DIRECTIONS FOR THIS TASK - Word for word, give the material below again, minus any images.

start DATA TO PROCESS

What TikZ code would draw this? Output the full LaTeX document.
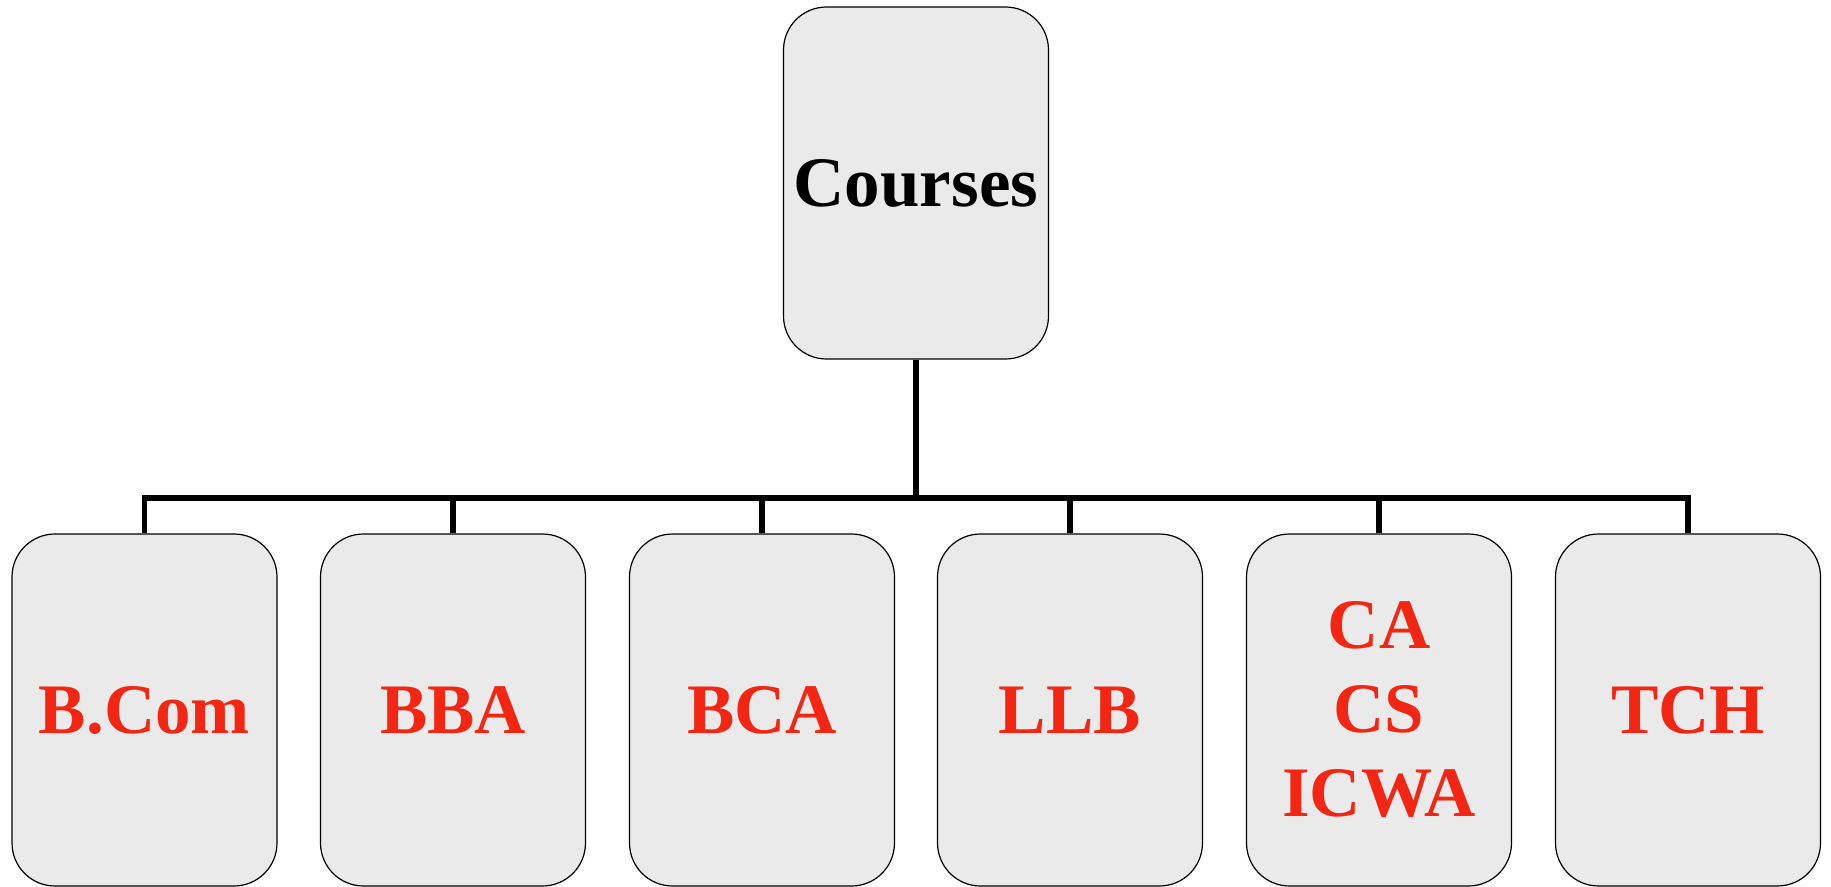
\documentclass[tikz,border=0pt]{standalone}
\usepackage{fontspec}
\setmainfont{Liberation Serif}
\usepackage{xcolor}
\definecolor{custom_red}{HTML}{F22613}
\definecolor{custom_gray}{HTML}{EAEAEA}

\begin{document}
\begin{tikzpicture}[x=0.5pt, y=-0.5pt]
            % Styles
            \tikzstyle{root} = [rectangle, rounded corners=21.5pt, draw=black, line width=0.6pt, fill=custom_gray, minimum width=132.5pt, minimum height=176pt, align=center, font=\bfseries\fontsize{35.5}{42}\selectfont]
            \tikzstyle{course} = [root, text=custom_red]
            \tikzstyle{link} = [draw=black, line width=2.8pt]

            \useasboundingbox (0,0) rectangle (1831,887);

            % Nodes: Root
            \node[root] (C) at (916,183) {Courses};

            % Nodes: Courses
            \node[course] (BCOM) at (144.5,710) {B.Com};
            \node[course] (BBA) at (453,710) {BBA};
            \node[course] (BCA) at (762,710) {BCA};
            \node[course] (LLB) at (1070,710) {LLB};
            \node[course] (CA) at (1379,710) {CA\\CS\\ICWA};
            \node[course] (TCH) at (1688,710) {TCH};

            % Edges: Courses -> each course
            \coordinate (bar) at (916,498);
            \draw[link] (C.south) -- (bar);
            \foreach \n in {BCOM, BBA, BCA, LLB, CA, TCH}
                \draw[link] (bar) -| (\n.north);
        \end{tikzpicture}
\end{document}
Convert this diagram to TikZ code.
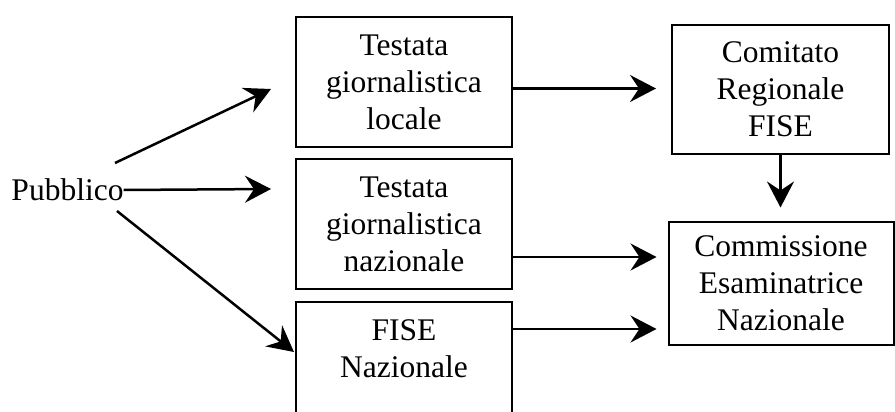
\documentclass[tikz,border=0pt]{standalone}
\usepackage{fontspec}
\setmainfont{Liberation Serif}
\usetikzlibrary{arrows.meta,calc}
\begin{document}
\begin{tikzpicture}[x=1pt,y=-1pt,
  box/.style={draw,line width=2pt,rectangle,inner sep=0pt,align=center,
    font=\fontsize{31.5}{37}\selectfont},
  lbl/.style={inner sep=0pt,font=\fontsize{31.5}{37}\selectfont},
  arr/.style={line width=2.5pt,-{Stealth[length=26pt,width=27pt,inset=9pt]}}]
\useasboundingbox (0,0) rectangle (895,412);
\clip (0,0) rectangle (895,412);
\node[lbl] (pub) at (67.5,190) {Pubblico};
\node[box,minimum width=216pt,minimum height=130pt] (b1) at (404,82)
  {Testata\\giornalistica\\locale};
\node[box,minimum width=216pt,minimum height=130pt] (b2) at (404,224)
  {Testata\\giornalistica\\nazionale};
\node[box,minimum width=216pt,minimum height=130pt] (b3) at (404,367)
  {FISE\\Nazionale\\\mbox{}};
\node[box,minimum width=217pt,minimum height=129pt] (b4) at (780.5,89.5)
  {Comitato\\Regionale\\FISE};
\node[box,minimum width=225pt,minimum height=123pt] (b5) at (781,283)
  {Commissione\\Esaminatrice\\Nazionale};
% from Pubblico
\draw[arr] ($(pub.center)+(47.5,-27)$) -- ($(b1.west)+(-24,7)$);
\draw[arr] (pub.east) -- ($(b2.west)+(-24,-35)$);
\draw[arr] ($(pub.center)+(49.5,21)$) -- ($(b3.west)+(-1,-15)$);
% to right column
\coordinate (p1) at ($(b1.east)+(0,6.5)$);
\draw[arr,shorten >=15pt] (p1) -- (p1 -| b4.west);
\coordinate (p2) at ($(b2.east)+(0,33)$);
\draw[arr,shorten >=11pt] (p2) -- (p2 -| b5.west);
\coordinate (p3) at ($(b3.east)+(0,-38)$);
\draw[arr,shorten >=11pt] (p3) -- (p3 -| b5.west);
\draw[arr,shorten >=13pt] (b4.south) -- (b4.south |- b5.north);
\end{tikzpicture}
\end{document}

end DATA TO PROCESS

REPLY TO THE TASK -
What TikZ code would draw this? Output the full LaTeX document.
\documentclass[tikz,border=0pt]{standalone}
\usepackage{fontspec}
\setmainfont{Liberation Serif}
\usepackage{xcolor}
\definecolor{custom_red}{HTML}{F22613}
\definecolor{custom_gray}{HTML}{EAEAEA}

\begin{document}
\begin{tikzpicture}[x=0.5pt, y=-0.5pt]
            % Styles
            \tikzstyle{root} = [rectangle, rounded corners=21.5pt, draw=black, line width=0.6pt, fill=custom_gray, minimum width=132.5pt, minimum height=176pt, align=center, font=\bfseries\fontsize{35.5}{42}\selectfont]
            \tikzstyle{course} = [root, text=custom_red]
            \tikzstyle{link} = [draw=black, line width=2.8pt]

            \useasboundingbox (0,0) rectangle (1831,887);

            % Nodes: Root
            \node[root] (C) at (916,183) {Courses};

            % Nodes: Courses
            \node[course] (BCOM) at (144.5,710) {B.Com};
            \node[course] (BBA) at (453,710) {BBA};
            \node[course] (BCA) at (762,710) {BCA};
            \node[course] (LLB) at (1070,710) {LLB};
            \node[course] (CA) at (1379,710) {CA\\CS\\ICWA};
            \node[course] (TCH) at (1688,710) {TCH};

            % Edges: Courses -> each course
            \coordinate (bar) at (916,498);
            \draw[link] (C.south) -- (bar);
            \foreach \n in {BCOM, BBA, BCA, LLB, CA, TCH}
                \draw[link] (bar) -| (\n.north);
        \end{tikzpicture}
\end{document}
Convert this diagram to TikZ code.
\documentclass[tikz,border=0pt]{standalone}
\usepackage{fontspec}
\setmainfont{Liberation Serif}
\usetikzlibrary{arrows.meta,calc}
\begin{document}
\begin{tikzpicture}[x=1pt,y=-1pt,
  box/.style={draw,line width=2pt,rectangle,inner sep=0pt,align=center,
    font=\fontsize{31.5}{37}\selectfont},
  lbl/.style={inner sep=0pt,font=\fontsize{31.5}{37}\selectfont},
  arr/.style={line width=2.5pt,-{Stealth[length=26pt,width=27pt,inset=9pt]}}]
\useasboundingbox (0,0) rectangle (895,412);
\clip (0,0) rectangle (895,412);
\node[lbl] (pub) at (67.5,190) {Pubblico};
\node[box,minimum width=216pt,minimum height=130pt] (b1) at (404,82)
  {Testata\\giornalistica\\locale};
\node[box,minimum width=216pt,minimum height=130pt] (b2) at (404,224)
  {Testata\\giornalistica\\nazionale};
\node[box,minimum width=216pt,minimum height=130pt] (b3) at (404,367)
  {FISE\\Nazionale\\\mbox{}};
\node[box,minimum width=217pt,minimum height=129pt] (b4) at (780.5,89.5)
  {Comitato\\Regionale\\FISE};
\node[box,minimum width=225pt,minimum height=123pt] (b5) at (781,283)
  {Commissione\\Esaminatrice\\Nazionale};
% from Pubblico
\draw[arr] ($(pub.center)+(47.5,-27)$) -- ($(b1.west)+(-24,7)$);
\draw[arr] (pub.east) -- ($(b2.west)+(-24,-35)$);
\draw[arr] ($(pub.center)+(49.5,21)$) -- ($(b3.west)+(-1,-15)$);
% to right column
\coordinate (p1) at ($(b1.east)+(0,6.5)$);
\draw[arr,shorten >=15pt] (p1) -- (p1 -| b4.west);
\coordinate (p2) at ($(b2.east)+(0,33)$);
\draw[arr,shorten >=11pt] (p2) -- (p2 -| b5.west);
\coordinate (p3) at ($(b3.east)+(0,-38)$);
\draw[arr,shorten >=11pt] (p3) -- (p3 -| b5.west);
\draw[arr,shorten >=13pt] (b4.south) -- (b4.south |- b5.north);
\end{tikzpicture}
\end{document}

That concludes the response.